In the respective faces of divided portion 109 of the inner shroud 101 and the outer shroud 102 and on a side of operating gas flow of the pinholes 111, that is, on an outer side in a turbine radial direction of the pinholes 111 with respect to the inner shroud 101 and on an inner side in the turbine radial direction of the pinholes 111 with respect to the outer shroud 102, there are provided seal grooves 112 which connect to each other in the respective faces of divided portion 109 of the mutually adjacent shroud portions, and seal plates 108 are fitted in the seal grooves 112, thus sealing ability at the faces of divided portion 109 is ensured.

Further, at positions near lengthwise central portion of the respective faces of divided portion 109 of the inner shroud 101 and the outer shroud 102 and on an inner side in the turbine radial direction of the pinholes 111 with respect to the inner shroud 101 and on an outer side in the turbine radial direction of the pinholes 111 with respect to the outer shroud 102, reversely of the case of the seal grooves 112, fitting plates are fixed by welding 110 to form flanges 105 and the respective flanges 105 of the mutually adjacent shroud portions are jointed together by bolts 107 as fastening means.

That is, in the present embodiment, the inner shroud 101 is divided into the inner shroud 101 portion of the blade 103 and the inner shroud 101 portion of the blade 104, and the outer shroud 102 is divided into the outer shroud 102 portion of the blade 103 and the outer shroud 102 portion of the blade 104, and the inner shroud 101 portions respectively of the blade 103 and the blade 104 as well as the outer shroud 102 portions respectively of the blade 103 and the blade 104 are jointed by fitting the support pins 106 in the pinholes 111 in the faces of divided portion 109. Further, the flanges 105, fixed by welding on the inner and outer sides of the respective faces of divided portion 109, are jointed together by the bolts 107. Thus, a jointed blade unit consisting of the blade 103 and the blade 104 is constructed.
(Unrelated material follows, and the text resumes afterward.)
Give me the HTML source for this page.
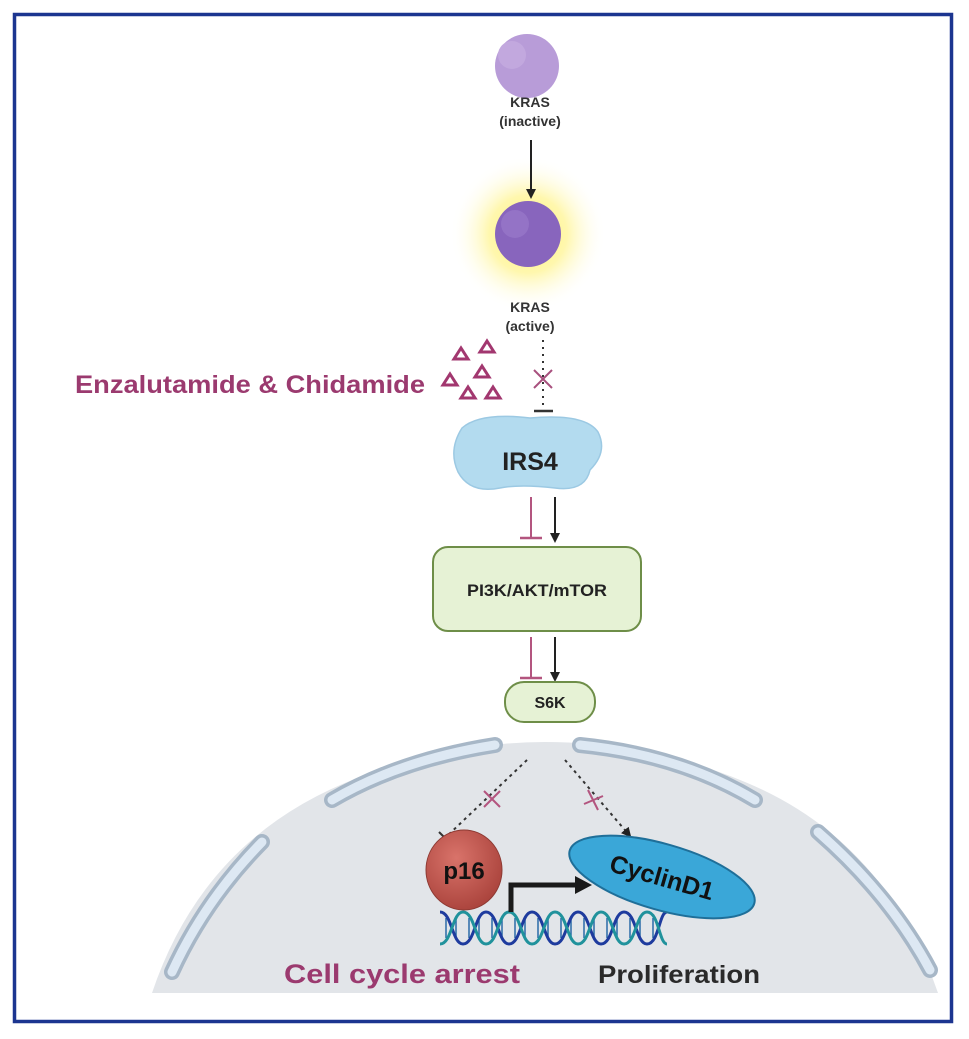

At blade end portions at which the

blades

103, 104 are fitted to the inner and

outer shrouds

101, 102, there acts thermal stress of the

blades

103, 104 themselves and moreover there is a large influence given by thermal deformation of the inner and

outer shrouds

101, 102 and this influence of the inner and

outer shrouds

101, 102 is governed by rigidity of, and temperature distribution in, the inner and

outer shrouds

101, 102.

In the present embodiment, however, the inner shroud 101 and the outer shroud 102 are divided, respectively, as mentioned above, hence the rigidity of the shrouds lowers, the temperature distribution becomes softened, deformation of the shrouds of warp or the like becomes smaller and forces acting on the blades become smaller, thereby alleviation of the thermal stress can be attained.

Also, between the respective faces of divided portion 109 of the inner shroud 101 and the outer shroud 102, there are provided the seal plates 108, which ensure the sealing between these faces. Further, in the respective faces of divided portion 109 of the inner shroud 101 and the outer shroud 102, there are bored the pinholes 111 and the support pins 106 which have larger thermal expansion coefficient than the shrouds are inserted therein, hence, due to difference in the thermal elongation between the material of the support pins 106 and the material of the shrouds in which the pinholes 111 are bored, there acts surface pressure between the support pins 106 and the pinholes 111, which prevents relative displacement between the support pins 106 and the shrouds so that an integrated behavior therebetween is formed, thus the burden of the bolts 107 which joint the flanges 105 is mitigated remarkably and soundness of this jointed blade unit is enhanced greatly.

The present invention has been described with respect to the embodiments as illustrated herein but the present invention is not limited thereto but may be added with various modifications in the concrete structure within the scope of the claims as set forth herebelow. For example, although in the third embodiment, both the inner shroud and the outer shroud are divided, only the inner shroud may be divided into two parts, like in the second embodiment.

Claims

A gas turbine stationary blade unit built in a segment such that two stationary blades (103,104) arranged around a turbine rotor are fixed at their respective end portions to an outer shroud and an inner shroud and said outer and said inner shroud or only said inner shroud are/is divided between said two stationary blades (103,104) into adjacent shroud parts (101,102),
wherein flanges (105) are provided to so divided end portions of said shroud parts (101,102) to be jointed together by bolts (107),
wherein adjacent divided shroud parts (101,102) are connected to form a jointed blade unit such that pinholes (111) extending in a turbine rotation tangential direction are provided in respective faces of said divided shroud parts (101,102) extending in a turbine axial direction, and pins (106) are inserted into said pinholes (111) so as to connect the divided and mutually adjacent shroud parts (101,102), characterized in that said pins have a thermal expansion coefficient that is larger than that of the shroud parts (101,102).
The gas turbine stationary blade unit as claimed in claim 1, wherein seal grooves (112) are provided in said respective faces of said adjacent shroud parts (101,102) so as to connect to each other and a seal plate (108) is fitted in the seal grooves (112).